Icon is wonderful with strings because the strings are not C strings,
they are Icon objects. Analogy: Icon can be wonderful with stacks,
because the stacks are not C stacks, but Icon stacks.
Icon has complete control of how it handles functions, coexpressions,
recursion, and so on, there is no mandatory requirement that they all be
treated as C function calls. Icon doesn't have to put parameters on a
stack, it can put them on the heap and "context-switch" by switching
data pointers to blocks on the heap. You could implement several
"stack" structures right on the heap, instead of relying on the system
stack.
Those heap-based stacks would handle all the issues involved in
context-switching, without resorting to fancy thread systems.
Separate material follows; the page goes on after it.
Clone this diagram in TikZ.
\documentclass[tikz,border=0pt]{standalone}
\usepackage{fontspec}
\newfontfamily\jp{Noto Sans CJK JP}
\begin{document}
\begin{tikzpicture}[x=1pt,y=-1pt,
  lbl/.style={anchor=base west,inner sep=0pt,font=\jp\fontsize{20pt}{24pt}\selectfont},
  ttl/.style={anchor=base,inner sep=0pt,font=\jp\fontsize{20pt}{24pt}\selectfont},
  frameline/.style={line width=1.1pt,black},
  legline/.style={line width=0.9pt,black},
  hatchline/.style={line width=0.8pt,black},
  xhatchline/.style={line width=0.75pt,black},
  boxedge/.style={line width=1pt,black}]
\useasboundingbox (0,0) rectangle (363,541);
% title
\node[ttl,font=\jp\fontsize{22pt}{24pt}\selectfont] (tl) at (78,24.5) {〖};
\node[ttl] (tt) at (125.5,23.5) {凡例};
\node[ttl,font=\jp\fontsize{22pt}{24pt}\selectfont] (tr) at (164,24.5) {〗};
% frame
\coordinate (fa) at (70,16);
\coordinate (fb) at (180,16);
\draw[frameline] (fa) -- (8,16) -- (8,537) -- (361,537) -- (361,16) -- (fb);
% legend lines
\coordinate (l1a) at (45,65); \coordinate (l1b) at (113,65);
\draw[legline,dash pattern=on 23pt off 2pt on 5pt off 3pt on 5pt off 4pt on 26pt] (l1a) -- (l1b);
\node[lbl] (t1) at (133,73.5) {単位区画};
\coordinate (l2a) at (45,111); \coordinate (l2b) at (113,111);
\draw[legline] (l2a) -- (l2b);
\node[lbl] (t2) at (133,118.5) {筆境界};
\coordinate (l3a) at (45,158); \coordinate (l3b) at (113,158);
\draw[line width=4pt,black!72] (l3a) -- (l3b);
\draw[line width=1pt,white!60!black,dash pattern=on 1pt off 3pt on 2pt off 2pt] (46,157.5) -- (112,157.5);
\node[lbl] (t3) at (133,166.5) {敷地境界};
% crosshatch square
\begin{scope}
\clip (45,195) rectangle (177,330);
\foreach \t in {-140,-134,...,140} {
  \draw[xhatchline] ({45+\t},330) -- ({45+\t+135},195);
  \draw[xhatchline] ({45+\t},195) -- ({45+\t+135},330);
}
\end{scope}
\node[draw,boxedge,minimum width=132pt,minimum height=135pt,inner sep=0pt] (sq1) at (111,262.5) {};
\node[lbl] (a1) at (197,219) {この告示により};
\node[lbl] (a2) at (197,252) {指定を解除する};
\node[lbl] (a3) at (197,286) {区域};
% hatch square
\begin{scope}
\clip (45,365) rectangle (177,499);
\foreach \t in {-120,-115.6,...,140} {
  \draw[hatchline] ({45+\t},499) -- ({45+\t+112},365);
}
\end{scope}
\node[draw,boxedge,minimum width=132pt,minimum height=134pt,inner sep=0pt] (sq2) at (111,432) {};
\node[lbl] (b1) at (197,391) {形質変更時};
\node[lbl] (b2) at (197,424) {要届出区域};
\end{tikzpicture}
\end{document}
Built-in operators and functions can easily be rewritten to assume that
their stack exists elsewhere. I.e., as C calls, they take no input
parameters, but instead lookup a global pointer that gives them their
current stack somewhere on the heap, then they take parameters from
that.
Or, rather than rewriting the builtins, you just wrap them with
"handlers" that know about these things and put the right parameters
into the standard C function calls. So, none of the built-ins change,
but you add "handlers" to baby-sit them with respect to the switching
stacks.
The idea of "fooling" the Icon executable, and doing so in a way that is
non-portable, assembler-based, and buggy, and that will break with every
vendor's compiler release, is what I dislike.
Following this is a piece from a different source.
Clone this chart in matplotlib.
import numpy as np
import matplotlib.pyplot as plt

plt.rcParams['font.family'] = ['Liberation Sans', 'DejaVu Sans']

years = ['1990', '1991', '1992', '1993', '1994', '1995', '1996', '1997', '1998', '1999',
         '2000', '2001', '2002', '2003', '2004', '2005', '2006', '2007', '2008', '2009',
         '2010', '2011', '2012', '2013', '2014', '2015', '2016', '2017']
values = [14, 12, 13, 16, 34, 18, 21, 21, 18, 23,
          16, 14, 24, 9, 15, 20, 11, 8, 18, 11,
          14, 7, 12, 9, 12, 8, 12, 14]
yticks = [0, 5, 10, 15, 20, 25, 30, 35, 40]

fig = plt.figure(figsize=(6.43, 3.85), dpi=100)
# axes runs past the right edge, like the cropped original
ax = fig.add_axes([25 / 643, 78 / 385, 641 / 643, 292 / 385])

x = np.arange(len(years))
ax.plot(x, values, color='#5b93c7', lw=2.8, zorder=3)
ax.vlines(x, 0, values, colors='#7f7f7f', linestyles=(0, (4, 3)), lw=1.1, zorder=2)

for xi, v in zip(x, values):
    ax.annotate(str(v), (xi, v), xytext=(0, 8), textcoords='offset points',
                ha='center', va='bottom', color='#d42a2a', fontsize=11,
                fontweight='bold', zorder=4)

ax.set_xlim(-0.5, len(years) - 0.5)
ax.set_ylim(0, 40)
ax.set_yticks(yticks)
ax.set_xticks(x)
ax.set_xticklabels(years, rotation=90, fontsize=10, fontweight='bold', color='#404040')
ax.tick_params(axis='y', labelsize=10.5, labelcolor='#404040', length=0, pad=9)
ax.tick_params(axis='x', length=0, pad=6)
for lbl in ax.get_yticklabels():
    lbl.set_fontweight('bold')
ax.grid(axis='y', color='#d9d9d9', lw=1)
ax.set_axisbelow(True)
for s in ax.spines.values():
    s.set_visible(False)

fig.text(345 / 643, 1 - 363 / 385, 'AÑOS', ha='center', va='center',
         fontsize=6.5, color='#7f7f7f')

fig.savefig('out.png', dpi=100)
I just wanted to share these ideas. Maybe I haven't really knocked down
your points, but that's OK, we share ideas here.
Mark
Ken Walker wrote:
>
> > From evans@gte.net Tue Sep 15 12:45:59 1998
> >
> > Thanks, but I think you missed my point. The hidden assumption here is
> > that Icon function calls shall behave exactly like C function calls. I
> > am trying to say that, with auxiliary data structures, the job might be
> > done without threads.
>
> That is a good point. On the other hand the Icon runtime system is
> currently written in C and makes use of the C stack. There can be
> "suspended" C frames on stack when a context switch occurs. The changes
> needed to perform a co-expression context switch without doing a C-level
> context switch would be significant in the interpreter and some of
> the runtime system might end up looking rather ugly. It would be
> even more work in the compiler; the compiler converts Icon code into
> C code. Would such a change be worth making it a little easier to
> port co-expressions?
>
> Ken Walker, kenneth.walker@sfo.harbinger.com
> Harbinger Coporation, Concord, Ca. 94520
Clinton Jeffery wrote:
>
> Mark,
>
> > I think you missed my point. The hidden assumption here is that Icon
> > function calls shall behave exactly like C function calls. I am trying to
> > say that, with auxiliary data structures, the job might be done without
> > threads.
>
> Co-expressions include the state of suspended built-in operators and
> functions, which *are* implemented by C functions. If generators and
> "suspend" were only allowed from Icon source code to Icon source code,
> then I think you would be right about this, but since they include
> suspended C functions, I am afraid we have to swap the C stack.